• WORK TO BE COMPLETED: Retype all material exactly. Pictures stay out of the copy.

• SUPPLIED MATERIAL:

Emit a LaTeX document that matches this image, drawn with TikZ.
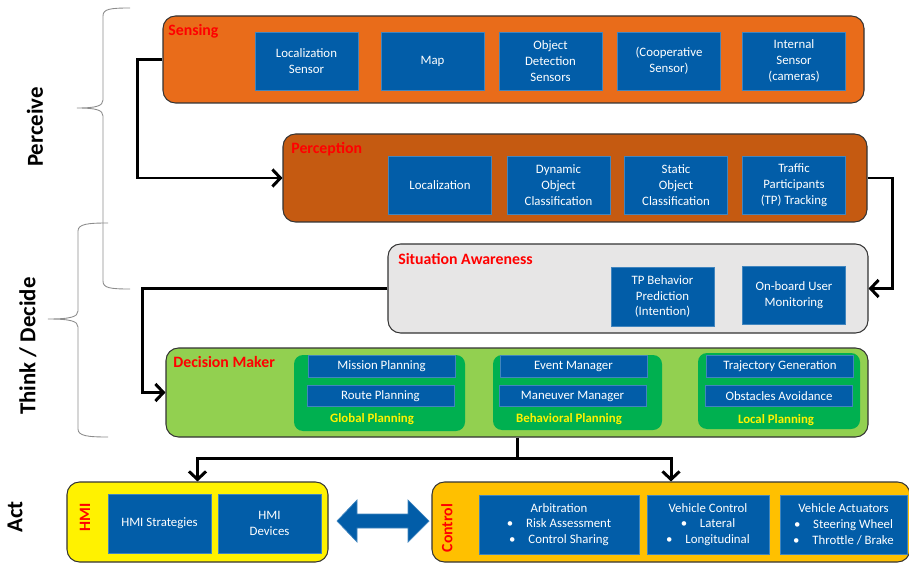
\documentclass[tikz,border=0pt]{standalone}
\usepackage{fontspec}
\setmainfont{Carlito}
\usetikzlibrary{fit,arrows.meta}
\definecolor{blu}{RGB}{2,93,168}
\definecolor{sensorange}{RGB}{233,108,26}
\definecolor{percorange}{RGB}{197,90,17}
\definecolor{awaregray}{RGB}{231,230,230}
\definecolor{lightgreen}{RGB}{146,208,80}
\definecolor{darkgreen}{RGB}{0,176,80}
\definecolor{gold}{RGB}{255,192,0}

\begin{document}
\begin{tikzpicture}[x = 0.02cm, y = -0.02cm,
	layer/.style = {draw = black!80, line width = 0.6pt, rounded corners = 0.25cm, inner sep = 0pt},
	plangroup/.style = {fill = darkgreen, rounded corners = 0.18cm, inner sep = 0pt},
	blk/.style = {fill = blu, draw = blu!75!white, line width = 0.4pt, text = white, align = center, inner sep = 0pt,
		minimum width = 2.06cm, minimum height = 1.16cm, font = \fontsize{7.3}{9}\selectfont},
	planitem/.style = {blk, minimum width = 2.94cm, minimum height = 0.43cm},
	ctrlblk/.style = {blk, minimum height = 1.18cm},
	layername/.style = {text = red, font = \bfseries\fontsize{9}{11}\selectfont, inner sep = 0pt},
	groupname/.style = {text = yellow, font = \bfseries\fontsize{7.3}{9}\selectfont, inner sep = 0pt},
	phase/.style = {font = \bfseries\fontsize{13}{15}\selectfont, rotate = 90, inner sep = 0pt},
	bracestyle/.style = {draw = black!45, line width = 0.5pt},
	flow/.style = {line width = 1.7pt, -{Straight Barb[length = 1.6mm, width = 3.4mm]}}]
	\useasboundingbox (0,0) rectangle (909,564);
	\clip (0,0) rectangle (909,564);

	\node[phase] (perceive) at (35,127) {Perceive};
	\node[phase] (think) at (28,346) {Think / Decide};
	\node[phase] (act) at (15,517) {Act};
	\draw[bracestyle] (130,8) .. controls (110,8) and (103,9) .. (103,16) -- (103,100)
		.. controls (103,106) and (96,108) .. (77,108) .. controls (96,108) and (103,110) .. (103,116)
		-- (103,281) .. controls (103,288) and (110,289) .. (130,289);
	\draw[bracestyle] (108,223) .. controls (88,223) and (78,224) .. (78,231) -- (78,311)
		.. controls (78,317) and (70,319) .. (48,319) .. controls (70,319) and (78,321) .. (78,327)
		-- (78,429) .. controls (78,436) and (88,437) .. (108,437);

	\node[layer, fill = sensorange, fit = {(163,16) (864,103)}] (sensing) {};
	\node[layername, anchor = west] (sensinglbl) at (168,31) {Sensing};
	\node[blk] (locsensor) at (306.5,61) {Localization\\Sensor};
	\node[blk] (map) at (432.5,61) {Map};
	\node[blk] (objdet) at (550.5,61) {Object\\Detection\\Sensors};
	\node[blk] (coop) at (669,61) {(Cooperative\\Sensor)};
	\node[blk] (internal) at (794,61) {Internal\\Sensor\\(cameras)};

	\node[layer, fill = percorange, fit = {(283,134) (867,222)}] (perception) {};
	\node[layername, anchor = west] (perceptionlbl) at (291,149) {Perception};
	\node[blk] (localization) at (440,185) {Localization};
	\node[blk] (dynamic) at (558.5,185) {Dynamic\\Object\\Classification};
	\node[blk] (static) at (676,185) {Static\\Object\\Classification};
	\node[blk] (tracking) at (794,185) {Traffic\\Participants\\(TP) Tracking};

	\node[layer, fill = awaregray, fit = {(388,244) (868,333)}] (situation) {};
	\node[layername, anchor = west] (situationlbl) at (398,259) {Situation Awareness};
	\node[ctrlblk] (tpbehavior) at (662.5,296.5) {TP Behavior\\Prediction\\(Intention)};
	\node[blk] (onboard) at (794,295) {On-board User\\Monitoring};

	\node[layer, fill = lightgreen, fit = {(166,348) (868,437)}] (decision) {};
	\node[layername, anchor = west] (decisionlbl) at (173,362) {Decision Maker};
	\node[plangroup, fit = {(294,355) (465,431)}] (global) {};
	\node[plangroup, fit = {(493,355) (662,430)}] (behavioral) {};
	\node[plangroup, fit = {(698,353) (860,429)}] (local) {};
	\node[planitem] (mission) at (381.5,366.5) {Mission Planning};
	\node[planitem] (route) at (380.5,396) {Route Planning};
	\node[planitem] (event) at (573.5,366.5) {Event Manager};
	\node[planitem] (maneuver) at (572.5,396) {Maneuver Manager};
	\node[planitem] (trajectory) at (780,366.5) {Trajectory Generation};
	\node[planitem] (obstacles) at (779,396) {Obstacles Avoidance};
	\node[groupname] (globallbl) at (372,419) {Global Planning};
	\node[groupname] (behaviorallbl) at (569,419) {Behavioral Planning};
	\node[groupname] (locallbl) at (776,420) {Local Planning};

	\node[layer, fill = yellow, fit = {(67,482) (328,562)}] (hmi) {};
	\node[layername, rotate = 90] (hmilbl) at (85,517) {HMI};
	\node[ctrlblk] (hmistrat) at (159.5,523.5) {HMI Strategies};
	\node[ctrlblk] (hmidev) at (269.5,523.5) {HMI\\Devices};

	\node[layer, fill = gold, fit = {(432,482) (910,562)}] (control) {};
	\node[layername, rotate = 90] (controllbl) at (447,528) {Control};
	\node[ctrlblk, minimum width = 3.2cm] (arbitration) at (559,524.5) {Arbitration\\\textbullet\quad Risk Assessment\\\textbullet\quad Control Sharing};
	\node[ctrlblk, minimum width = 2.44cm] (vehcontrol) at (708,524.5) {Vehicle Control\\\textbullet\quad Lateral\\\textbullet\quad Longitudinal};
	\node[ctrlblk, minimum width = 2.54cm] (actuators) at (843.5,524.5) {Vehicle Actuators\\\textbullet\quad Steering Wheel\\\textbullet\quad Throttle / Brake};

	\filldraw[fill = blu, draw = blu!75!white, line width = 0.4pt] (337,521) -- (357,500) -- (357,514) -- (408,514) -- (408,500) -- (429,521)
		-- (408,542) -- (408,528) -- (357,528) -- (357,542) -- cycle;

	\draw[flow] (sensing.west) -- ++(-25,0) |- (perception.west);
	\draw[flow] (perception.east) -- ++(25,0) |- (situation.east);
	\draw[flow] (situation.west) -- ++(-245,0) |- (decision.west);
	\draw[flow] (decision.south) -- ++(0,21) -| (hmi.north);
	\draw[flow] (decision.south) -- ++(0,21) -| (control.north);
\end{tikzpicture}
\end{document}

• SOLUTION TO THIS TASK:
Emit a LaTeX document that matches this image, drawn with TikZ.
\documentclass[tikz,border=0pt]{standalone}
\usepackage{fontspec}
\setmainfont{Carlito}
\usetikzlibrary{fit,arrows.meta}
\definecolor{blu}{RGB}{2,93,168}
\definecolor{sensorange}{RGB}{233,108,26}
\definecolor{percorange}{RGB}{197,90,17}
\definecolor{awaregray}{RGB}{231,230,230}
\definecolor{lightgreen}{RGB}{146,208,80}
\definecolor{darkgreen}{RGB}{0,176,80}
\definecolor{gold}{RGB}{255,192,0}

\begin{document}
\begin{tikzpicture}[x = 0.02cm, y = -0.02cm,
	layer/.style = {draw = black!80, line width = 0.6pt, rounded corners = 0.25cm, inner sep = 0pt},
	plangroup/.style = {fill = darkgreen, rounded corners = 0.18cm, inner sep = 0pt},
	blk/.style = {fill = blu, draw = blu!75!white, line width = 0.4pt, text = white, align = center, inner sep = 0pt,
		minimum width = 2.06cm, minimum height = 1.16cm, font = \fontsize{7.3}{9}\selectfont},
	planitem/.style = {blk, minimum width = 2.94cm, minimum height = 0.43cm},
	ctrlblk/.style = {blk, minimum height = 1.18cm},
	layername/.style = {text = red, font = \bfseries\fontsize{9}{11}\selectfont, inner sep = 0pt},
	groupname/.style = {text = yellow, font = \bfseries\fontsize{7.3}{9}\selectfont, inner sep = 0pt},
	phase/.style = {font = \bfseries\fontsize{13}{15}\selectfont, rotate = 90, inner sep = 0pt},
	bracestyle/.style = {draw = black!45, line width = 0.5pt},
	flow/.style = {line width = 1.7pt, -{Straight Barb[length = 1.6mm, width = 3.4mm]}}]
	\useasboundingbox (0,0) rectangle (909,564);
	\clip (0,0) rectangle (909,564);

	\node[phase] (perceive) at (35,127) {Perceive};
	\node[phase] (think) at (28,346) {Think / Decide};
	\node[phase] (act) at (15,517) {Act};
	\draw[bracestyle] (130,8) .. controls (110,8) and (103,9) .. (103,16) -- (103,100)
		.. controls (103,106) and (96,108) .. (77,108) .. controls (96,108) and (103,110) .. (103,116)
		-- (103,281) .. controls (103,288) and (110,289) .. (130,289);
	\draw[bracestyle] (108,223) .. controls (88,223) and (78,224) .. (78,231) -- (78,311)
		.. controls (78,317) and (70,319) .. (48,319) .. controls (70,319) and (78,321) .. (78,327)
		-- (78,429) .. controls (78,436) and (88,437) .. (108,437);

	\node[layer, fill = sensorange, fit = {(163,16) (864,103)}] (sensing) {};
	\node[layername, anchor = west] (sensinglbl) at (168,31) {Sensing};
	\node[blk] (locsensor) at (306.5,61) {Localization\\Sensor};
	\node[blk] (map) at (432.5,61) {Map};
	\node[blk] (objdet) at (550.5,61) {Object\\Detection\\Sensors};
	\node[blk] (coop) at (669,61) {(Cooperative\\Sensor)};
	\node[blk] (internal) at (794,61) {Internal\\Sensor\\(cameras)};

	\node[layer, fill = percorange, fit = {(283,134) (867,222)}] (perception) {};
	\node[layername, anchor = west] (perceptionlbl) at (291,149) {Perception};
	\node[blk] (localization) at (440,185) {Localization};
	\node[blk] (dynamic) at (558.5,185) {Dynamic\\Object\\Classification};
	\node[blk] (static) at (676,185) {Static\\Object\\Classification};
	\node[blk] (tracking) at (794,185) {Traffic\\Participants\\(TP) Tracking};

	\node[layer, fill = awaregray, fit = {(388,244) (868,333)}] (situation) {};
	\node[layername, anchor = west] (situationlbl) at (398,259) {Situation Awareness};
	\node[ctrlblk] (tpbehavior) at (662.5,296.5) {TP Behavior\\Prediction\\(Intention)};
	\node[blk] (onboard) at (794,295) {On-board User\\Monitoring};

	\node[layer, fill = lightgreen, fit = {(166,348) (868,437)}] (decision) {};
	\node[layername, anchor = west] (decisionlbl) at (173,362) {Decision Maker};
	\node[plangroup, fit = {(294,355) (465,431)}] (global) {};
	\node[plangroup, fit = {(493,355) (662,430)}] (behavioral) {};
	\node[plangroup, fit = {(698,353) (860,429)}] (local) {};
	\node[planitem] (mission) at (381.5,366.5) {Mission Planning};
	\node[planitem] (route) at (380.5,396) {Route Planning};
	\node[planitem] (event) at (573.5,366.5) {Event Manager};
	\node[planitem] (maneuver) at (572.5,396) {Maneuver Manager};
	\node[planitem] (trajectory) at (780,366.5) {Trajectory Generation};
	\node[planitem] (obstacles) at (779,396) {Obstacles Avoidance};
	\node[groupname] (globallbl) at (372,419) {Global Planning};
	\node[groupname] (behaviorallbl) at (569,419) {Behavioral Planning};
	\node[groupname] (locallbl) at (776,420) {Local Planning};

	\node[layer, fill = yellow, fit = {(67,482) (328,562)}] (hmi) {};
	\node[layername, rotate = 90] (hmilbl) at (85,517) {HMI};
	\node[ctrlblk] (hmistrat) at (159.5,523.5) {HMI Strategies};
	\node[ctrlblk] (hmidev) at (269.5,523.5) {HMI\\Devices};

	\node[layer, fill = gold, fit = {(432,482) (910,562)}] (control) {};
	\node[layername, rotate = 90] (controllbl) at (447,528) {Control};
	\node[ctrlblk, minimum width = 3.2cm] (arbitration) at (559,524.5) {Arbitration\\\textbullet\quad Risk Assessment\\\textbullet\quad Control Sharing};
	\node[ctrlblk, minimum width = 2.44cm] (vehcontrol) at (708,524.5) {Vehicle Control\\\textbullet\quad Lateral\\\textbullet\quad Longitudinal};
	\node[ctrlblk, minimum width = 2.54cm] (actuators) at (843.5,524.5) {Vehicle Actuators\\\textbullet\quad Steering Wheel\\\textbullet\quad Throttle / Brake};

	\filldraw[fill = blu, draw = blu!75!white, line width = 0.4pt] (337,521) -- (357,500) -- (357,514) -- (408,514) -- (408,500) -- (429,521)
		-- (408,542) -- (408,528) -- (357,528) -- (357,542) -- cycle;

	\draw[flow] (sensing.west) -- ++(-25,0) |- (perception.west);
	\draw[flow] (perception.east) -- ++(25,0) |- (situation.east);
	\draw[flow] (situation.west) -- ++(-245,0) |- (decision.west);
	\draw[flow] (decision.south) -- ++(0,21) -| (hmi.north);
	\draw[flow] (decision.south) -- ++(0,21) -| (control.north);
\end{tikzpicture}
\end{document}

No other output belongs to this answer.